Title: Shear Behavior of Reinforced Concrete Columns with High-Strength Steel and Concrete under Low Axial Load
Author(s): Yu-Chen Ou, Dimas Pramudya Kurniawan and Nuraziz Handika
Publication: Special Publication
Appears on pages(s): 1-16
Keywords: Reinforced concrete columns; Cyclic loading; Double curvature; Shear; High strength reinforcement; High-strength concrete.

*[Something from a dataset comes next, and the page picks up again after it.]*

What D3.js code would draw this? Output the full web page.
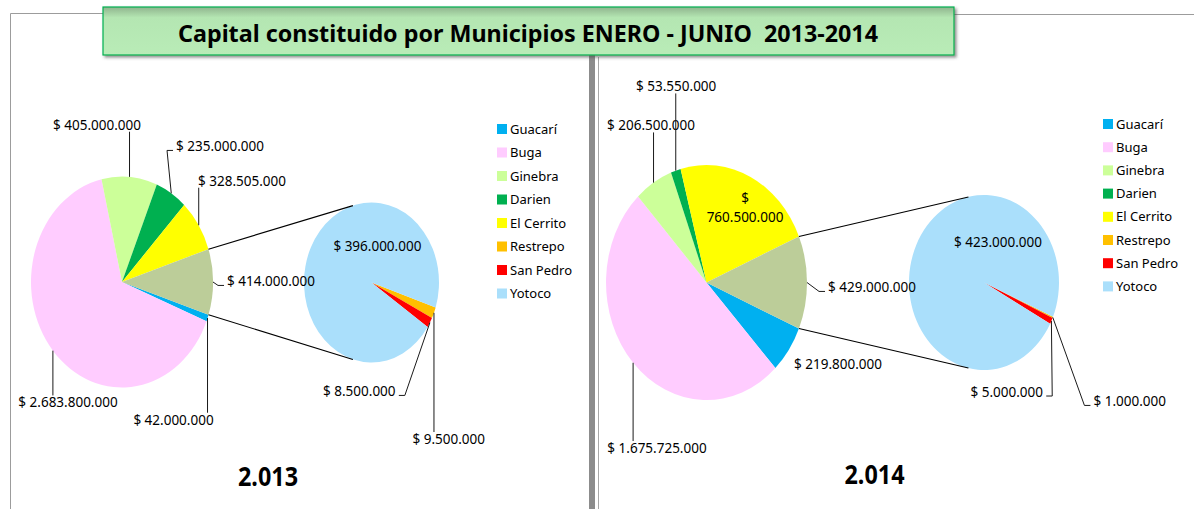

Abstract:The advancement of material technology has led to higher grades of both concrete and steel strengths. High-strength concrete and steel can decrease the size of structural members and increase the available floor area. In addition, it can decrease the consumption of aggregate and steel, promoting environmental sustainability. This research investigates the shear behavior of high-strength reinforced concrete columns under low axial load. The specified compressive strength of concrete is 70 MPa or 100 MPa. The specified yield strengths of longitudinal and transverse reinforcement are 685 MPa and 785 MPa, respectively. Eight large-scale column specimens were constructed and tested in double bending under lateral cyclic load. Test results showed that all specimens had shear failure without yielding of longitudinal reinforcement as expected in design. Higher concrete compressive strength, higher axial load and smaller spacing of transverse reinforcement resulted in higher shear strength. The peak applied load was reached before yielding of transverse reinforcement. The critical shear crack angle was approximately 30° and 20° for columns with 10% and 20% axial load, respectively. The simplified shear strength equation of the ACI 318 code was conservative for columns tested in this research and for high strength columns collected from literature. However, the detailed shear strength equation exhibited non-conservative results for most of the columns examined.